Today, with the U.S. engaged in a new war in Iraq that is already producing its own histories and memories, and with a Presidential election that some have claimed has focused more on how we remember the Vietnam War than what we think about education, healthcare and the economy, understanding what is at stake in the production of historical memory is of vital interest to us all. In this Presidential Dream Course, we will be looking at the way memories of the war in Asia have shaped the politics and daily lives of Koreans and other Asians living under Japanese occupation, American’s who became P.O.W.s in the Pacific theater, Chinese civilians in the city of Nanjing when the Japanese invaded in 1937, Japanese children who became orphans during the American fire-bombing of Japanese cities, Japanese-Americans sent to interment camps by the U.S. government, and many others.

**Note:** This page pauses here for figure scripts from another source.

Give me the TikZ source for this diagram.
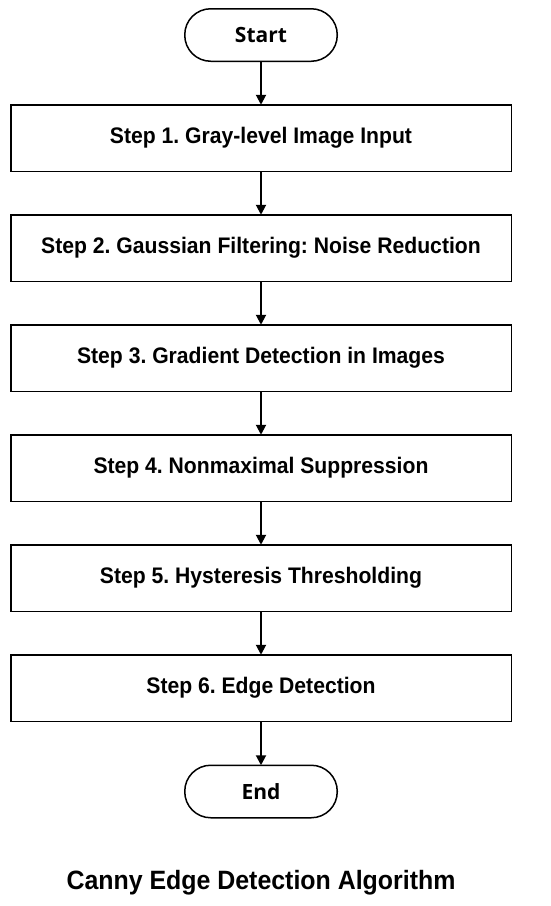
\documentclass[tikz,border=0pt]{standalone}
\usepackage{fontspec}
\setmainfont{Liberation Sans}[FakeStretch=0.94]
\newfontfamily\termfont{Open Sans}
\usetikzlibrary{positioning,arrows.meta}
\frenchspacing
\tikzset{
    stepbox/.style={draw, line width=1.5pt, outer sep=0pt, minimum width=500.5pt, minimum height=66.5pt,
        font=\fontsize{22.5}{26}\selectfont\bfseries},
    termbox/.style={draw, line width=1.5pt, outer sep=0pt, rounded corners=26pt, minimum width=152.5pt,
        minimum height=52.5pt, font=\termfont\fontsize{21}{24}\selectfont\bfseries},
    flow/.style={line width=2pt, -{Triangle[length=10pt,width=10pt]}}
}
\begin{document}
\begin{tikzpicture}[x=1pt,y=-1pt,node distance=43.5pt]
            \useasboundingbox (0,0) rectangle (550,906);
            \node[termbox] (start) at (261,35) {Start};
            \node[stepbox, below=of start] (s1) {Step 1. Gray-level Image Input};
            \node[stepbox, below=of s1] (s2) {Step 2. Gaussian Filtering: Noise Reduction};
            \node[stepbox, below=of s2] (s3) {Step 3. Gradient Detection in Images};
            \node[stepbox, below=of s3] (s4) {Step 4. Nonmaximal Suppression};
            \node[stepbox, below=of s4] (s5) {Step 5. Hysteresis Thresholding};
            \node[stepbox, below=of s5] (s6) {Step 6. Edge Detection};
            \node[termbox, below=44pt of s6] (end) {End};
            \foreach \u \v in {start/s1, s1/s2, s2/s3, s3/s4, s4/s5, s5/s6, s6/end}
            \draw[flow] (\u) -- (\v);
            \node[font=\fontsize{26.5}{30}\selectfont\bfseries] (title) at (261,883) {Canny Edge Detection Algorithm};
        \end{tikzpicture}
\end{document}
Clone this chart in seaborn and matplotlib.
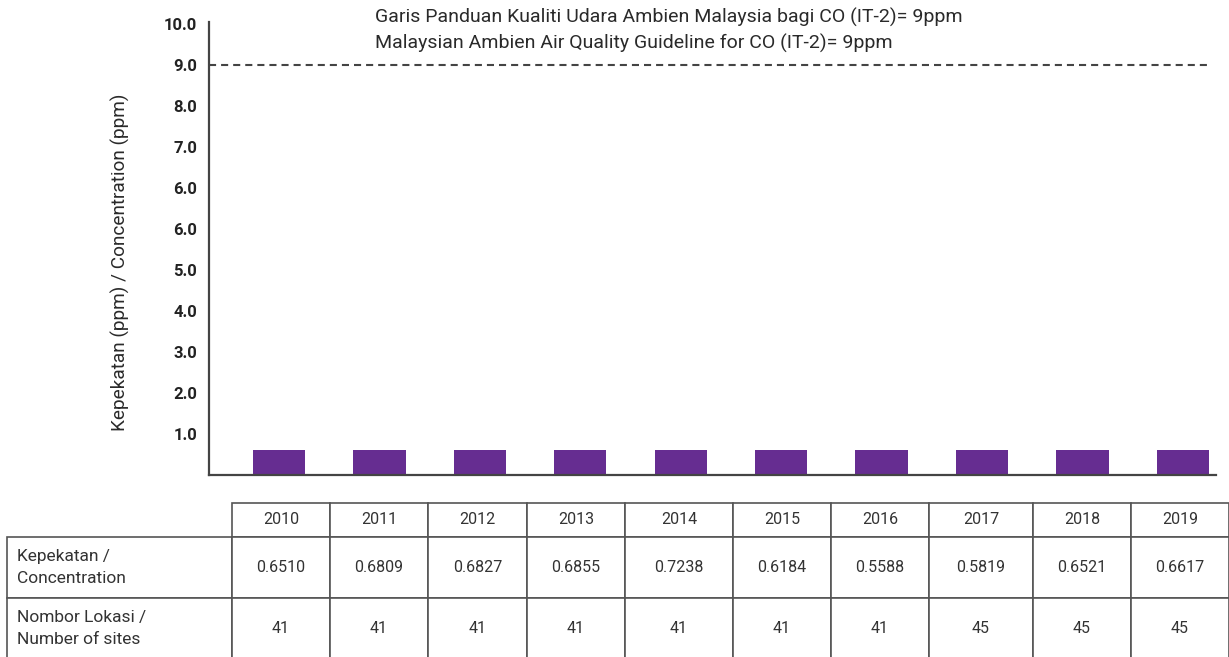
import matplotlib
matplotlib.use("Agg")
import matplotlib.pyplot as plt
import seaborn as sns
import pandas as pd

# ---------------- data ----------------
years = ["2010", "2011", "2012", "2013", "2014", "2015", "2016", "2017", "2018", "2019"]
concentration = ["0.6510", "0.6809", "0.6827", "0.6855", "0.7238",
                 "0.6184", "0.5588", "0.5819", "0.6521", "0.6617"]
sites = ["41", "41", "41", "41", "41", "41", "41", "45", "45", "45"]
# bar heights as drawn in the picture (in tick-position units)
bar_heights = [0.61, 0.61, 0.61, 0.61, 0.61, 0.61, 0.61, 0.61, 0.61, 0.61]
tick_labels = ["1.0", "2.0", "3.0", "4.0", "5.0", "6.0", "6.0", "7.0", "8.0", "9.0", "10.0"]
guideline_pos = 10  # position of the "9.0" tick
guide_text = ["Garis Panduan Kualiti Udara Ambien Malaysia bagi CO (IT-2)= 9ppm",
              "Malaysian Ambien Air Quality Guideline for CO (IT-2)= 9ppm"]
row_labels = ["Kepekatan /\nConcentration", "Nombor Lokasi /\nNumber of sites"]
ylabel = "Kepekatan (ppm) / Concentration (ppm)"

# ---------------- style ----------------
sns.set_theme(style="white")
plt.rcParams["font.family"] = ["Roboto", "DejaVu Sans"]

W, H = 1229, 657
fig = plt.figure(figsize=(W / 100, H / 100), dpi=100)

def fx(px):
    return px / W

def fy(py):
    return 1 - py / H

ax_left, ax_right, ax_top, ax_bot = 209, 1216, 22, 475
ax = fig.add_axes([fx(ax_left), fy(ax_bot), fx(ax_right - ax_left), (ax_bot - ax_top) / H])

df = pd.DataFrame({"year": years, "value": bar_heights})
sns.barplot(data=df, x="year", y="value", color="#662D91", saturation=1,
            width=0.52, linewidth=0, ax=ax)

ax.set_xlim(-0.697, 9.33)
ax.set_ylim(0, (ax_bot - ax_top) / 41.0)
ax.set_yticks(range(1, 12))
ax.set_yticklabels(tick_labels, fontweight="bold", fontsize=12, color="#222222")
ax.tick_params(axis="y", length=0, pad=8.5)
ax.tick_params(axis="x", length=0, labelbottom=False)
ax.set_xlabel("")
ax.set_ylabel("")
for s in ["top", "right"]:
    ax.spines[s].set_visible(False)
for s in ["left", "bottom"]:
    ax.spines[s].set_color("#444444")
    ax.spines[s].set_linewidth(1.6)

ax.axhline(guideline_pos, xmin=0, xmax=(1210 - ax_left) / (ax_right - ax_left),
           color="#444444", lw=1.5, linestyle=(0, (3.4, 2.4)))

fig.text(fx(375), fy(17), guide_text[0], fontsize=14, color="#2a2a2a", va="center", ha="left")
fig.text(fx(375), fy(43), guide_text[1], fontsize=14, color="#2a2a2a", va="center", ha="left")

fig.text(fx(120), fy(262), ylabel, rotation=90, fontsize=13.7, color="#2a2a2a",
         va="center", ha="center")

# ---------------- table ----------------
t_left, t_right, t_top, t_bot = 7, 1229, 503, 659
tax = fig.add_axes([fx(t_left), fy(t_bot), fx(t_right - t_left), (t_bot - t_top) / H])
tax.axis("off")

bounds = [7, 232, 330, 428, 527, 625, 733, 831, 929, 1033, 1131, 1229]
widths = [(bounds[i + 1] - bounds[i]) for i in range(len(bounds) - 1)]
total = sum(widths)
col_w = [w / total for w in widths]

cell_text = [[""] + years,
             [row_labels[0]] + concentration,
             [row_labels[1]] + sites]
tab = tax.table(cellText=cell_text, colWidths=col_w, cellLoc="center",
                bbox=[0, 0, 1, 1])
tab.auto_set_font_size(False)
tab.set_fontsize(11.5)
row_h = [34, 61, 61]
for (r, c), cell in tab.get_celld().items():
    cell.set_height(row_h[r] / sum(row_h))
    cell.set_edgecolor("#555555")
    cell.set_linewidth(1.2)
    cell.get_text().set_color("#333333")
    if c == 0:
        cell.PAD = 0.044
        cell._loc = "left"
        cell.get_text().set_ha("left")
        cell.get_text().set_fontsize(12.5)
        cell.get_text().set_linespacing(1.6)
        if r == 0:
            cell.visible_edges = ""

fig.savefig("out.png", dpi=100)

We will study debates about how these experiences should be written about in textbooks in Japan and the U.S.; debates about whether or not the Japanese Prime Minister should visit Yasukuni Shrine every August to pay tribute to Japan’s war dead; and how “national pride” holds different meanings for Korean women, South Korean men, the North Korean government, the families of Japanese former soldiers, and U.S. veterans. In short, we will be studying the way history and the remembering of historical events shapes the world around us.